*Directions for this task*. Set down each line of the data below exactly as it stands, dropping the pictures.

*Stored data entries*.
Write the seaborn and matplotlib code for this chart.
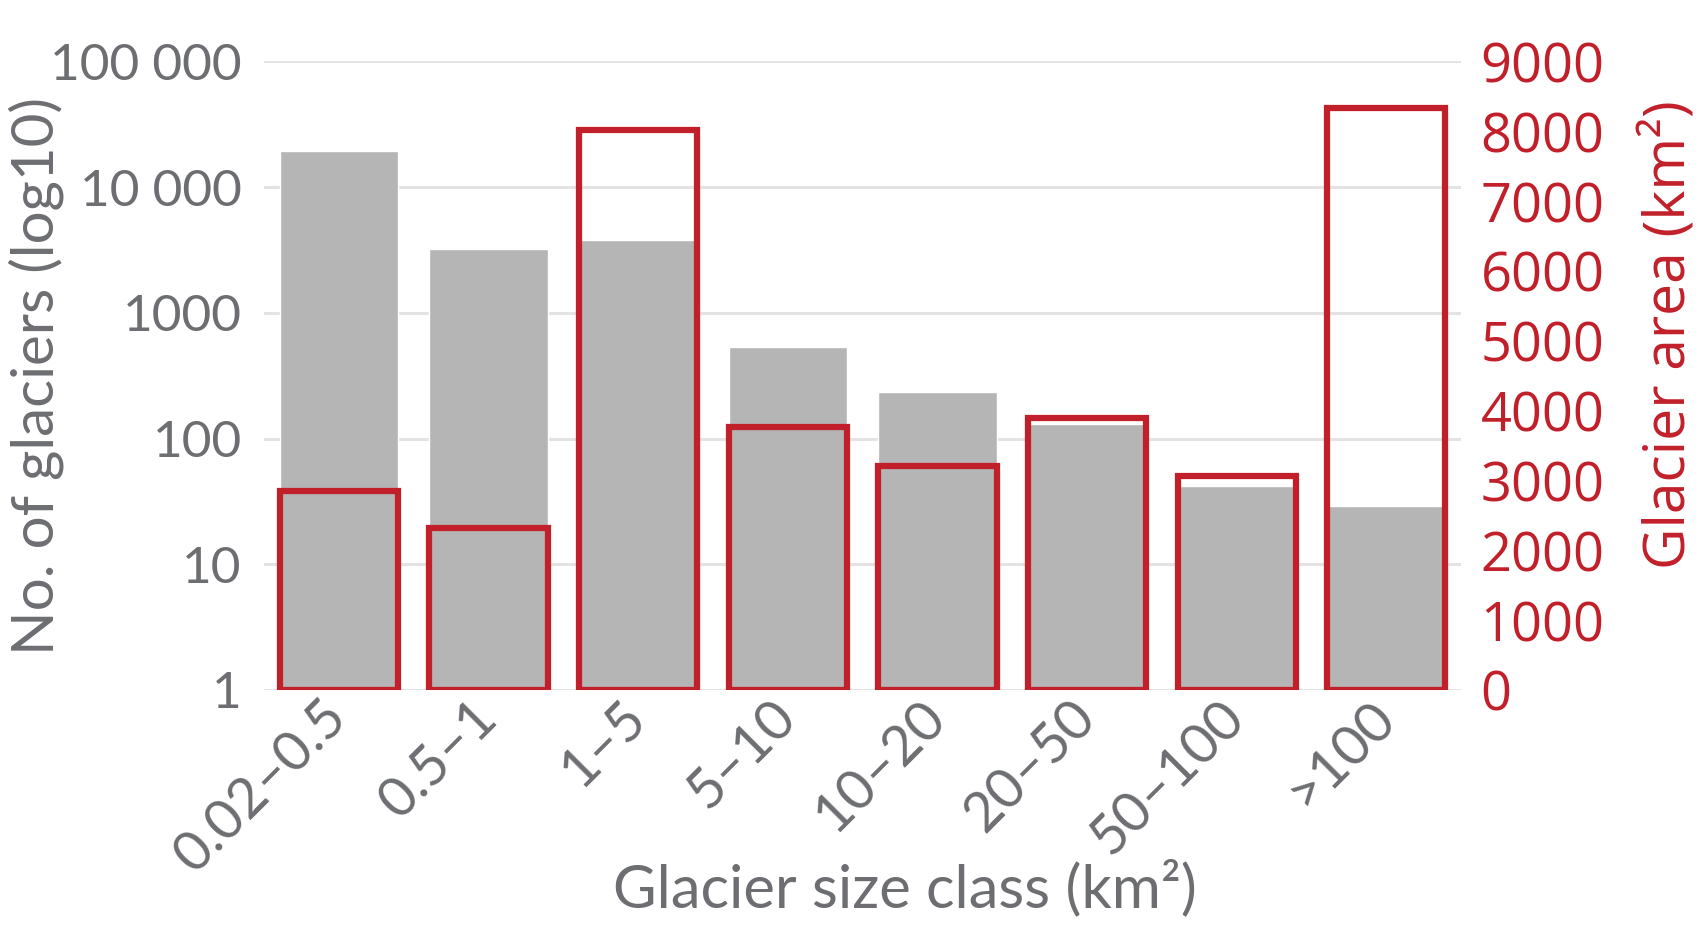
import matplotlib
matplotlib.use("Agg")
import matplotlib.pyplot as plt
import seaborn as sns

# chart data
size_classes = ["0.02–0.5", "0.5–1", "1–5", "5–10", "10–20", "20–50", "50–100", ">100"]
glacier_count = [19500, 3200, 3800, 530, 235, 130, 42, 29]
glacier_area = [2850, 2320, 8020, 3760, 3200, 3900, 3060, 8340]
left_ticks = [1, 10, 100, 1000, 10000, 100000]
left_tick_labels = ["1", "10", "100", "1000", "10 000", "100 000"]
right_ticks = list(range(0, 9001, 1000))

GREY_TEXT = "#6d6e71"
GREY_BAR = "#b5b5b5"
RED = "#c1202a"
GRID = "#e3e3e3"

sns.set_style("white")
plt.rcParams["font.family"] = ["Lato", "DejaVu Sans"]

fig = plt.figure(figsize=(17.03, 9.31), dpi=100)
ax = fig.add_axes([0.155, 0.259, 0.703, 0.675])

# grey bars: number of glaciers on a log axis
sns.barplot(x=size_classes, y=glacier_count, ax=ax, color=GREY_BAR,
            saturation=1, width=0.79, zorder=2)
ax.set_yscale("log")
ax.set_ylim(1, 100000)
ax.set_xlim(-0.5, 7.5)
ax.set_yticks(left_ticks)
ax.set_yticklabels(left_tick_labels, fontsize=37, color=GREY_TEXT)
ax.minorticks_off()
ax.yaxis.grid(True, color=GRID, linewidth=2.2, zorder=0)
ax.set_axisbelow(True)
ax.tick_params(axis="y", length=0, pad=16)
ax.tick_params(axis="x", length=0, pad=14)
for lbl in ax.get_xticklabels():
    lbl.set_rotation(45)
    lbl.set_rotation_mode("anchor")
    lbl.set_ha("right")
    lbl.set_va("center")
    lbl.set_fontsize(40)
    lbl.set_color(GREY_TEXT)
for s in ax.spines.values():
    s.set_visible(False)
ax.set_ylabel("No. of glaciers (log10)", fontsize=42, color=GREY_TEXT, va="center")
ax.yaxis.set_label_coords(-0.19, 0.5)
ax.set_xlabel("Glacier size class (km²)", fontsize=43, color=GREY_TEXT)
ax.xaxis.set_label_coords(0.535, -0.27)

# red outlined bars: glacier area on the right axis
ax2 = ax.twinx()
sns.barplot(x=size_classes, y=glacier_area, ax=ax2, color=RED, fill=False,
            linewidth=4.5, width=0.79, saturation=1, zorder=3)
for p in ax2.patches:
    p.set_edgecolor(RED)
ax2.set_ylim(0, 9000)
ax2.set_xlim(-0.5, 7.5)
ax2.set_yticks(right_ticks)
ax2.set_yticklabels([str(t) for t in right_ticks], fontsize=39, color=RED,
                    family=["Open Sans", "DejaVu Sans"])
ax2.tick_params(axis="y", length=0, pad=14)
ax2.grid(False)
for s in ax2.spines.values():
    s.set_visible(False)
ax2.set_ylabel("Glacier area (km²)", fontsize=41, color=RED, va="center",
               family=["Open Sans", "DejaVu Sans"])
ax2.yaxis.set_label_coords(1.175, 0.565)

fig.savefig("out.png", dpi=100)
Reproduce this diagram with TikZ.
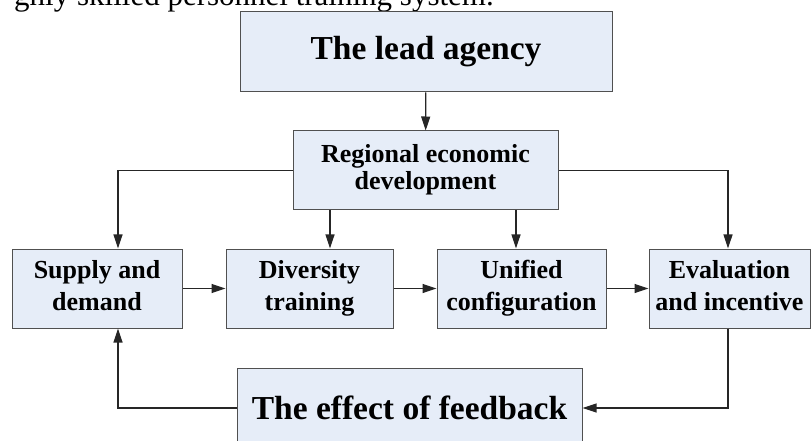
\documentclass[tikz,border=0pt]{standalone}
\usepackage{fontspec}
\setmainfont{Liberation Serif}
\usepackage{xcolor}
\usepackage{tikz}
\usetikzlibrary{arrows.meta,positioning,calc}

\definecolor{boxfill}{RGB}{230,237,248}
\definecolor{boxline}{RGB}{80,80,80}

\begin{document}
\begin{tikzpicture}[x=1pt, y=-1pt,
    box/.style={draw=boxline, line width=1pt, fill=boxfill, inner sep=0pt,
        align=center, minimum height=79pt},
    smalltext/.style={font=\fontsize{26}{32}\selectfont\bfseries},
    bigtext/.style={font=\fontsize{33.5}{40}\selectfont\bfseries},
    arr/.style={line width=1.2pt, draw=black!85, -{Triangle[length=14pt, width=9pt]}},
    link/.style={line width=1.2pt, draw=black!85}]
    % Bildausschnitt
    \clip (0,0) rectangle (812,441);
    \fill[white] (0,0) rectangle (812,441);

    % abgeschnittene Textzeile oben
    \node[anchor=base east, inner sep=0pt, font=\fontsize{31}{36}\selectfont] (caption) at (494,6) {ghly skilled personnel training system.};

    % obere Ebene
    \node[box, bigtext, minimum width=372pt, minimum height=80pt] (lead) at (426,52) {The lead agency};
    \node[box, font=\fontsize{26}{25}\selectfont\bfseries, minimum width=265pt] (regional) at (425.5,170.5) {\strut Regional economic\\\strut development};

    % mittlere Ebene
    \node[box, smalltext, minimum width=170pt] (supply) at (97,288.5) {\strut Supply and\\\strut demand};
    \node[box, smalltext, minimum width=167pt] (diversity) at (309.5,288.5) {\strut Diversity\\\strut training};
    \node[box, smalltext, minimum width=169pt] (unified) at (521.5,288.5) {\strut Unified\\\strut configuration};
    \node[box, smalltext, minimum width=161pt] (evaluation) at (729.5,288.5) {\strut Evaluation\\\strut and incentive};

    % untere Ebene
    \node[box, bigtext, minimum width=345pt, minimum height=80pt] (feedback) at (409.5,408) {The effect of feedback};

    % Verbindungen von oben
    \draw[arr] (lead) -- (regional);
    \draw[arr] (regional.west) -| ([xshift=21pt]supply.north);
    \draw[arr] ([xshift=20.5pt]diversity.north |- regional.south) -- ([xshift=20.5pt]diversity.north);
    \draw[arr] ([xshift=-5.5pt]unified.north |- regional.south) -- ([xshift=-5.5pt]unified.north);
    \draw[arr] (regional.east) -| ([xshift=-1.5pt]evaluation.north);

    % Kette
    \draw[arr] (supply) -- (diversity);
    \draw[arr] (diversity) -- (unified);
    \draw[arr] (unified) -- (evaluation);

    % Rueckkopplung
    \draw[arr] ([xshift=-1.5pt]evaluation.south) |- (feedback.east);
    \draw[arr] (feedback.west) -| ([xshift=21pt]supply.south);
\end{tikzpicture}
\end{document}
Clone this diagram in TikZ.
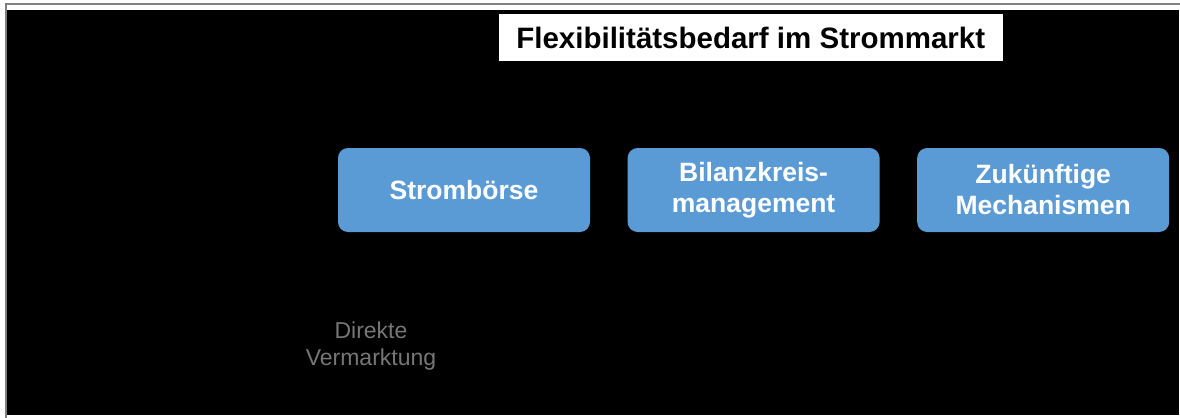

*Reply to the task*.
Write the seaborn and matplotlib code for this chart.
import matplotlib
matplotlib.use("Agg")
import matplotlib.pyplot as plt
import seaborn as sns

# chart data
size_classes = ["0.02–0.5", "0.5–1", "1–5", "5–10", "10–20", "20–50", "50–100", ">100"]
glacier_count = [19500, 3200, 3800, 530, 235, 130, 42, 29]
glacier_area = [2850, 2320, 8020, 3760, 3200, 3900, 3060, 8340]
left_ticks = [1, 10, 100, 1000, 10000, 100000]
left_tick_labels = ["1", "10", "100", "1000", "10 000", "100 000"]
right_ticks = list(range(0, 9001, 1000))

GREY_TEXT = "#6d6e71"
GREY_BAR = "#b5b5b5"
RED = "#c1202a"
GRID = "#e3e3e3"

sns.set_style("white")
plt.rcParams["font.family"] = ["Lato", "DejaVu Sans"]

fig = plt.figure(figsize=(17.03, 9.31), dpi=100)
ax = fig.add_axes([0.155, 0.259, 0.703, 0.675])

# grey bars: number of glaciers on a log axis
sns.barplot(x=size_classes, y=glacier_count, ax=ax, color=GREY_BAR,
            saturation=1, width=0.79, zorder=2)
ax.set_yscale("log")
ax.set_ylim(1, 100000)
ax.set_xlim(-0.5, 7.5)
ax.set_yticks(left_ticks)
ax.set_yticklabels(left_tick_labels, fontsize=37, color=GREY_TEXT)
ax.minorticks_off()
ax.yaxis.grid(True, color=GRID, linewidth=2.2, zorder=0)
ax.set_axisbelow(True)
ax.tick_params(axis="y", length=0, pad=16)
ax.tick_params(axis="x", length=0, pad=14)
for lbl in ax.get_xticklabels():
    lbl.set_rotation(45)
    lbl.set_rotation_mode("anchor")
    lbl.set_ha("right")
    lbl.set_va("center")
    lbl.set_fontsize(40)
    lbl.set_color(GREY_TEXT)
for s in ax.spines.values():
    s.set_visible(False)
ax.set_ylabel("No. of glaciers (log10)", fontsize=42, color=GREY_TEXT, va="center")
ax.yaxis.set_label_coords(-0.19, 0.5)
ax.set_xlabel("Glacier size class (km²)", fontsize=43, color=GREY_TEXT)
ax.xaxis.set_label_coords(0.535, -0.27)

# red outlined bars: glacier area on the right axis
ax2 = ax.twinx()
sns.barplot(x=size_classes, y=glacier_area, ax=ax2, color=RED, fill=False,
            linewidth=4.5, width=0.79, saturation=1, zorder=3)
for p in ax2.patches:
    p.set_edgecolor(RED)
ax2.set_ylim(0, 9000)
ax2.set_xlim(-0.5, 7.5)
ax2.set_yticks(right_ticks)
ax2.set_yticklabels([str(t) for t in right_ticks], fontsize=39, color=RED,
                    family=["Open Sans", "DejaVu Sans"])
ax2.tick_params(axis="y", length=0, pad=14)
ax2.grid(False)
for s in ax2.spines.values():
    s.set_visible(False)
ax2.set_ylabel("Glacier area (km²)", fontsize=41, color=RED, va="center",
               family=["Open Sans", "DejaVu Sans"])
ax2.yaxis.set_label_coords(1.175, 0.565)

fig.savefig("out.png", dpi=100)
Reproduce this diagram with TikZ.
\documentclass[tikz,border=0pt]{standalone}
\usepackage{fontspec}
\setmainfont{Liberation Serif}
\usepackage{xcolor}
\usepackage{tikz}
\usetikzlibrary{arrows.meta,positioning,calc}

\definecolor{boxfill}{RGB}{230,237,248}
\definecolor{boxline}{RGB}{80,80,80}

\begin{document}
\begin{tikzpicture}[x=1pt, y=-1pt,
    box/.style={draw=boxline, line width=1pt, fill=boxfill, inner sep=0pt,
        align=center, minimum height=79pt},
    smalltext/.style={font=\fontsize{26}{32}\selectfont\bfseries},
    bigtext/.style={font=\fontsize{33.5}{40}\selectfont\bfseries},
    arr/.style={line width=1.2pt, draw=black!85, -{Triangle[length=14pt, width=9pt]}},
    link/.style={line width=1.2pt, draw=black!85}]
    % Bildausschnitt
    \clip (0,0) rectangle (812,441);
    \fill[white] (0,0) rectangle (812,441);

    % abgeschnittene Textzeile oben
    \node[anchor=base east, inner sep=0pt, font=\fontsize{31}{36}\selectfont] (caption) at (494,6) {ghly skilled personnel training system.};

    % obere Ebene
    \node[box, bigtext, minimum width=372pt, minimum height=80pt] (lead) at (426,52) {The lead agency};
    \node[box, font=\fontsize{26}{25}\selectfont\bfseries, minimum width=265pt] (regional) at (425.5,170.5) {\strut Regional economic\\\strut development};

    % mittlere Ebene
    \node[box, smalltext, minimum width=170pt] (supply) at (97,288.5) {\strut Supply and\\\strut demand};
    \node[box, smalltext, minimum width=167pt] (diversity) at (309.5,288.5) {\strut Diversity\\\strut training};
    \node[box, smalltext, minimum width=169pt] (unified) at (521.5,288.5) {\strut Unified\\\strut configuration};
    \node[box, smalltext, minimum width=161pt] (evaluation) at (729.5,288.5) {\strut Evaluation\\\strut and incentive};

    % untere Ebene
    \node[box, bigtext, minimum width=345pt, minimum height=80pt] (feedback) at (409.5,408) {The effect of feedback};

    % Verbindungen von oben
    \draw[arr] (lead) -- (regional);
    \draw[arr] (regional.west) -| ([xshift=21pt]supply.north);
    \draw[arr] ([xshift=20.5pt]diversity.north |- regional.south) -- ([xshift=20.5pt]diversity.north);
    \draw[arr] ([xshift=-5.5pt]unified.north |- regional.south) -- ([xshift=-5.5pt]unified.north);
    \draw[arr] (regional.east) -| ([xshift=-1.5pt]evaluation.north);

    % Kette
    \draw[arr] (supply) -- (diversity);
    \draw[arr] (diversity) -- (unified);
    \draw[arr] (unified) -- (evaluation);

    % Rueckkopplung
    \draw[arr] ([xshift=-1.5pt]evaluation.south) |- (feedback.east);
    \draw[arr] (feedback.west) -| ([xshift=21pt]supply.south);
\end{tikzpicture}
\end{document}
Clone this diagram in TikZ.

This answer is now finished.